I created this website years ago as a safe space for myself and inspiration to exist and while it’s held different purposes and revisions over the years it feels like where I am supposed to be again. Now, in 2023, I desire to build myself a little digital altar here. A space for my personal devotions away from the instant gratification and algorithms of crowded social media platforms.
This page will serve as a landing place for those who find my work and feel called to explore more of what I have to offer or grow a better understanding of who I am before working with me or hanging my energetic artwork in their homes. This is a place for art and words, emotion and expression, a slower source of inspiration, somewhere to honor and nourish the beauty of this life that we are here together living. My fingers on the keyboard are already finding their way again.
“Magic, Meaning, Motherhood, and the Muse” has been my tagline for awhile without much context beyond it. I love alliteration and these M’s also feel like a fair way to define what feels important to me. There are clear differences in some categories and also a lot of overlapping.
Magic – taking the time to witness what is truly happening around us, caterpillars turning into butterflies and then a 4th generation only making a cross-country journey back home, seasons shifting with time regardless of what is happening with humanity, a seed growing roots, flowers blooming in the sun, human intuition, dreams, nostalgia, deja-vu… I could go on forever here and I fully intend to.
Meaning – the pieces of this existence that make it feel worth living, the parts that feel connected to time and also beyond it, human rights and environmental protection, cycles of life and death, creation and destruction, poetry that makes us feel less alone, art, music, self-expression, home.
Motherhood– this one feels obvious, while also of course carrying endless amounts of both of the above.
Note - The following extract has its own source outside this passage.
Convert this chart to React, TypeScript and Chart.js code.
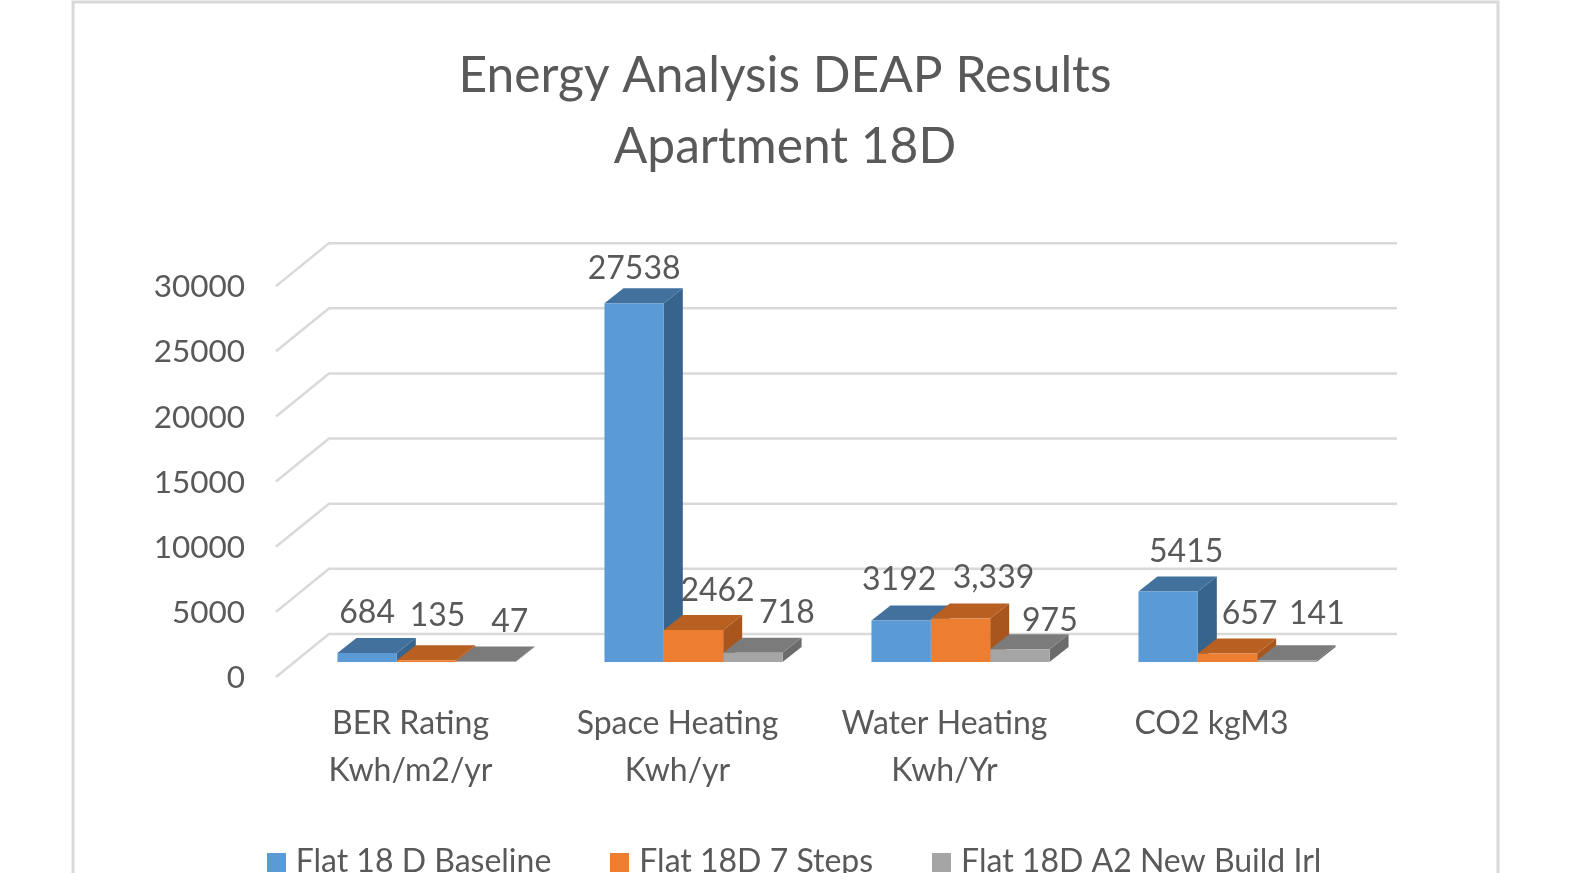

There is magic in motherhood, there is meaning, and there is the a long list of undefinable things. My relationship with parenting will, I’m certain, now always be the most meaningful to me. Sharing this world with a human who grew in my womb and will someday explore on his own without me, isn’t something that can truly be compared to any other feeling.
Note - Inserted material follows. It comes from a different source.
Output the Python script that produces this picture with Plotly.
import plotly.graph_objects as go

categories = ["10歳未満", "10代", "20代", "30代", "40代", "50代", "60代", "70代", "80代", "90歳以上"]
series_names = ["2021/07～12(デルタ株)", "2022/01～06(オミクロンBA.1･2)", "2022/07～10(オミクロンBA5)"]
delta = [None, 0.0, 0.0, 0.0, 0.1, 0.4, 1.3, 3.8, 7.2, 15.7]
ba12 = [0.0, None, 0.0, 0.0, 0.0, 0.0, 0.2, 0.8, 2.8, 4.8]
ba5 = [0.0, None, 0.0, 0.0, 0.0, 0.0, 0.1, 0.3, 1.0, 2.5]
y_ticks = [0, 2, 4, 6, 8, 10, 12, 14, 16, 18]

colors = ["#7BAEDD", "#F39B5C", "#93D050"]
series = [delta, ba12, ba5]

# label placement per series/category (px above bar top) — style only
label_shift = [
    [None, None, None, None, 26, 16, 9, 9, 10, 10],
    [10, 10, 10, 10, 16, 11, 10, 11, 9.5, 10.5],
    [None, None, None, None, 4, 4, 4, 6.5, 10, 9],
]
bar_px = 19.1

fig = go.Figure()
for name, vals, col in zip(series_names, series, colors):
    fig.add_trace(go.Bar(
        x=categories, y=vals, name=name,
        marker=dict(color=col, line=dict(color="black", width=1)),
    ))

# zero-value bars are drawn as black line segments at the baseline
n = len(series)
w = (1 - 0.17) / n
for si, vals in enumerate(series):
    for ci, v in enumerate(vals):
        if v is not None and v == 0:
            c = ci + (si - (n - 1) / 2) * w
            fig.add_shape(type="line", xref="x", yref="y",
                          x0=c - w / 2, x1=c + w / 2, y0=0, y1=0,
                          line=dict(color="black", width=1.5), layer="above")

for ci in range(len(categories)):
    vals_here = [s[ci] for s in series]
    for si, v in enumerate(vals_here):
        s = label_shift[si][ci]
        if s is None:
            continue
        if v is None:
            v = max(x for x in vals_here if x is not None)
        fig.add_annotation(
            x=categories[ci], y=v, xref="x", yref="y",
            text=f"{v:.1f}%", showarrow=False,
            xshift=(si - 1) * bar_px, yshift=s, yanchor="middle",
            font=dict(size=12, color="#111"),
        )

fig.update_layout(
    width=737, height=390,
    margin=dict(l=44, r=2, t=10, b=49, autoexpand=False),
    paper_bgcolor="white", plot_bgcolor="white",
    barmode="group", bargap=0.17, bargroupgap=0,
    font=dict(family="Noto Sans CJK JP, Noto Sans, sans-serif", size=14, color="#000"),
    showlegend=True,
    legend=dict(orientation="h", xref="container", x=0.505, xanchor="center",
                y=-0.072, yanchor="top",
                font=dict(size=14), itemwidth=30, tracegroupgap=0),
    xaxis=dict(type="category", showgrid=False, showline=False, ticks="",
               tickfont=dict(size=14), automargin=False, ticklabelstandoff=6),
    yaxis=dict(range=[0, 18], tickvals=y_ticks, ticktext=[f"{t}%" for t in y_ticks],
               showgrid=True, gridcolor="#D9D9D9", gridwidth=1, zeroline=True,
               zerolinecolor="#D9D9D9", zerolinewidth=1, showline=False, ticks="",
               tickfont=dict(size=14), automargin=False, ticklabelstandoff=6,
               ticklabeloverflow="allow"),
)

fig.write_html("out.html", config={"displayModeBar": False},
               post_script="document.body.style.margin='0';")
The Muse – the source and overflowing well of inspiration, a higher power perhaps to whom I live in deep devotion to, whether an energy or a knowing there is no denying the whisper that is always there when we are open and listening.
And here we are, all these years later where it would feel easy to say it’s “too late” and also, the first day of all the days I have left in this body. I’m incredibly grateful to be here today, trying, and looking forward to watering this seed.